[Start DATA SECTION]

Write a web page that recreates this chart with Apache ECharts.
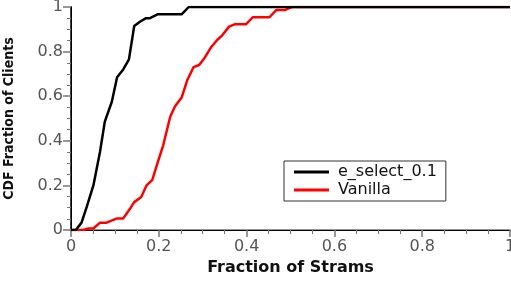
<!DOCTYPE html>
<html>
<head>
<meta charset="utf-8">
<script src="https://cdn.jsdelivr.net/npm/echarts@6/dist/echarts.min.js"></script>
<style>
  html, body { margin: 0; padding: 0; background: #fff; }
  #chart { width: 511px; height: 282px; }
</style>
</head>
<body>
<div id="chart"></div>
<script>
// e_select_0.1 CDF points [fraction of streams, CDF]
const eSelect = [
  [0, 0], [0.011, 0], [0.024, 0.033], [0.036, 0.105], [0.051, 0.2],
  [0.066, 0.35], [0.077, 0.486], [0.093, 0.575], [0.105, 0.685],
  [0.119, 0.72], [0.132, 0.765], [0.144, 0.915], [0.157, 0.934],
  [0.171, 0.95], [0.18, 0.95], [0.197, 0.967], [0.252, 0.967],
  [0.268, 1], [1, 1]
];
// Vanilla CDF points
const vanilla = [
  [0, 0], [0.028, 0], [0.04, 0.007], [0.051, 0.007], [0.066, 0.033],
  [0.081, 0.033], [0.105, 0.052], [0.119, 0.052], [0.136, 0.1],
  [0.144, 0.125], [0.16, 0.148], [0.172, 0.2], [0.185, 0.224],
  [0.197, 0.3], [0.21, 0.38], [0.226, 0.508], [0.237, 0.555],
  [0.252, 0.594], [0.265, 0.673], [0.279, 0.73], [0.292, 0.74],
  [0.305, 0.774], [0.32, 0.822], [0.333, 0.852], [0.345, 0.874],
  [0.36, 0.912], [0.374, 0.923], [0.399, 0.923], [0.414, 0.954],
  [0.452, 0.954], [0.468, 0.987], [0.488, 0.987], [0.503, 1], [1, 1]
];
const seriesNames = ["e_select_0.1", "Vanilla"];
const seriesColors = ["#000000", "#ff0000"];

const chart = echarts.init(document.getElementById("chart"));
const labelStyle = { color: "#555", fontSize: 16, fontFamily: "DejaVu Sans" };
chart.setOption({
  animation: false,
  grid: { left: 71, right: 1, top: 7, bottom: 52, containLabel: false, outerBoundsMode: "none" },
  legend: {
    left: 284, top: 161,
    orient: "vertical",
    itemWidth: 35, itemHeight: 3, itemGap: 2,
    padding: [3, 9, 3, 10],
    borderColor: "#333", borderWidth: 1,
    icon: "rect",
    textStyle: { color: "#111", fontSize: 16, fontFamily: "DejaVu Sans", padding: [0, 0, 0, 4] },
    data: seriesNames
  },
  xAxis: [{
    type: "value", min: 0, max: 1, interval: 0.2,
    name: "Fraction of Strams", nameLocation: "middle", nameGap: 30,
    nameTextStyle: { color: "#111", fontSize: 16, fontWeight: "bold", fontFamily: "DejaVu Sans" },
    axisLine: { lineStyle: { color: "#777", width: 1.5 } },
    axisTick: { length: 7, lineStyle: { color: "#777", width: 1.5 } },
    minorTick: { show: true, splitNumber: 4, length: 4, lineStyle: { color: "#777" } },
    axisLabel: Object.assign({ margin: 9, formatter: v => String(+v.toFixed(1)) }, labelStyle),
    splitLine: { show: false }
  }, {
    type: "value", min: 0, max: 1, position: "top",
    axisLine: { lineStyle: { color: "#000", width: 1 } },
    axisTick: { show: false }, axisLabel: { show: false }, splitLine: { show: false }
  }],
  yAxis: [{
    type: "value", min: 0, max: 1, interval: 0.2,
    name: "CDF Fraction of Clients", nameLocation: "middle", nameGap: 55,
    nameTextStyle: { color: "#111", fontSize: 14, fontWeight: "bold", fontFamily: "DejaVu Sans Condensed" },
    axisLine: { lineStyle: { color: "#000", width: 1.5 } },
    axisTick: { length: 8, lineStyle: { color: "#777", width: 1.5 } },
    minorTick: { show: true, splitNumber: 4, length: 4, lineStyle: { color: "#777" } },
    axisLabel: Object.assign({ margin: 8, formatter: v => String(+v.toFixed(1)) }, labelStyle),
    splitLine: { show: false }
  }, {
    type: "value", min: 0, max: 1, position: "right",
    axisLine: { show: true, lineStyle: { color: "#000", width: 1 } },
    axisTick: { show: false }, axisLabel: { show: false }, splitLine: { show: false }
  }],
  series: [eSelect, vanilla].map((d, i) => ({
    name: seriesNames[i],
    type: "line",
    data: d,
    showSymbol: false,
    color: seriesColors[i],
    lineStyle: { color: seriesColors[i], width: 2.5 },
    z: 3 - i
  }))
});
</script>
</body>
</html>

[End DATA SECTION]

STATED GOAL:
Copy the data exactly. Any picture it contains is to be omitted.

SOLUTION TO THIS PROBLEM:
Write a web page that recreates this chart with Apache ECharts.
<!DOCTYPE html>
<html>
<head>
<meta charset="utf-8">
<script src="https://cdn.jsdelivr.net/npm/echarts@6/dist/echarts.min.js"></script>
<style>
  html, body { margin: 0; padding: 0; background: #fff; }
  #chart { width: 511px; height: 282px; }
</style>
</head>
<body>
<div id="chart"></div>
<script>
// e_select_0.1 CDF points [fraction of streams, CDF]
const eSelect = [
  [0, 0], [0.011, 0], [0.024, 0.033], [0.036, 0.105], [0.051, 0.2],
  [0.066, 0.35], [0.077, 0.486], [0.093, 0.575], [0.105, 0.685],
  [0.119, 0.72], [0.132, 0.765], [0.144, 0.915], [0.157, 0.934],
  [0.171, 0.95], [0.18, 0.95], [0.197, 0.967], [0.252, 0.967],
  [0.268, 1], [1, 1]
];
// Vanilla CDF points
const vanilla = [
  [0, 0], [0.028, 0], [0.04, 0.007], [0.051, 0.007], [0.066, 0.033],
  [0.081, 0.033], [0.105, 0.052], [0.119, 0.052], [0.136, 0.1],
  [0.144, 0.125], [0.16, 0.148], [0.172, 0.2], [0.185, 0.224],
  [0.197, 0.3], [0.21, 0.38], [0.226, 0.508], [0.237, 0.555],
  [0.252, 0.594], [0.265, 0.673], [0.279, 0.73], [0.292, 0.74],
  [0.305, 0.774], [0.32, 0.822], [0.333, 0.852], [0.345, 0.874],
  [0.36, 0.912], [0.374, 0.923], [0.399, 0.923], [0.414, 0.954],
  [0.452, 0.954], [0.468, 0.987], [0.488, 0.987], [0.503, 1], [1, 1]
];
const seriesNames = ["e_select_0.1", "Vanilla"];
const seriesColors = ["#000000", "#ff0000"];

const chart = echarts.init(document.getElementById("chart"));
const labelStyle = { color: "#555", fontSize: 16, fontFamily: "DejaVu Sans" };
chart.setOption({
  animation: false,
  grid: { left: 71, right: 1, top: 7, bottom: 52, containLabel: false, outerBoundsMode: "none" },
  legend: {
    left: 284, top: 161,
    orient: "vertical",
    itemWidth: 35, itemHeight: 3, itemGap: 2,
    padding: [3, 9, 3, 10],
    borderColor: "#333", borderWidth: 1,
    icon: "rect",
    textStyle: { color: "#111", fontSize: 16, fontFamily: "DejaVu Sans", padding: [0, 0, 0, 4] },
    data: seriesNames
  },
  xAxis: [{
    type: "value", min: 0, max: 1, interval: 0.2,
    name: "Fraction of Strams", nameLocation: "middle", nameGap: 30,
    nameTextStyle: { color: "#111", fontSize: 16, fontWeight: "bold", fontFamily: "DejaVu Sans" },
    axisLine: { lineStyle: { color: "#777", width: 1.5 } },
    axisTick: { length: 7, lineStyle: { color: "#777", width: 1.5 } },
    minorTick: { show: true, splitNumber: 4, length: 4, lineStyle: { color: "#777" } },
    axisLabel: Object.assign({ margin: 9, formatter: v => String(+v.toFixed(1)) }, labelStyle),
    splitLine: { show: false }
  }, {
    type: "value", min: 0, max: 1, position: "top",
    axisLine: { lineStyle: { color: "#000", width: 1 } },
    axisTick: { show: false }, axisLabel: { show: false }, splitLine: { show: false }
  }],
  yAxis: [{
    type: "value", min: 0, max: 1, interval: 0.2,
    name: "CDF Fraction of Clients", nameLocation: "middle", nameGap: 55,
    nameTextStyle: { color: "#111", fontSize: 14, fontWeight: "bold", fontFamily: "DejaVu Sans Condensed" },
    axisLine: { lineStyle: { color: "#000", width: 1.5 } },
    axisTick: { length: 8, lineStyle: { color: "#777", width: 1.5 } },
    minorTick: { show: true, splitNumber: 4, length: 4, lineStyle: { color: "#777" } },
    axisLabel: Object.assign({ margin: 8, formatter: v => String(+v.toFixed(1)) }, labelStyle),
    splitLine: { show: false }
  }, {
    type: "value", min: 0, max: 1, position: "right",
    axisLine: { show: true, lineStyle: { color: "#000", width: 1 } },
    axisTick: { show: false }, axisLabel: { show: false }, splitLine: { show: false }
  }],
  series: [eSelect, vanilla].map((d, i) => ({
    name: seriesNames[i],
    type: "line",
    data: d,
    showSymbol: false,
    color: seriesColors[i],
    lineStyle: { color: seriesColors[i], width: 2.5 },
    z: 3 - i
  }))
});
</script>
</body>
</html>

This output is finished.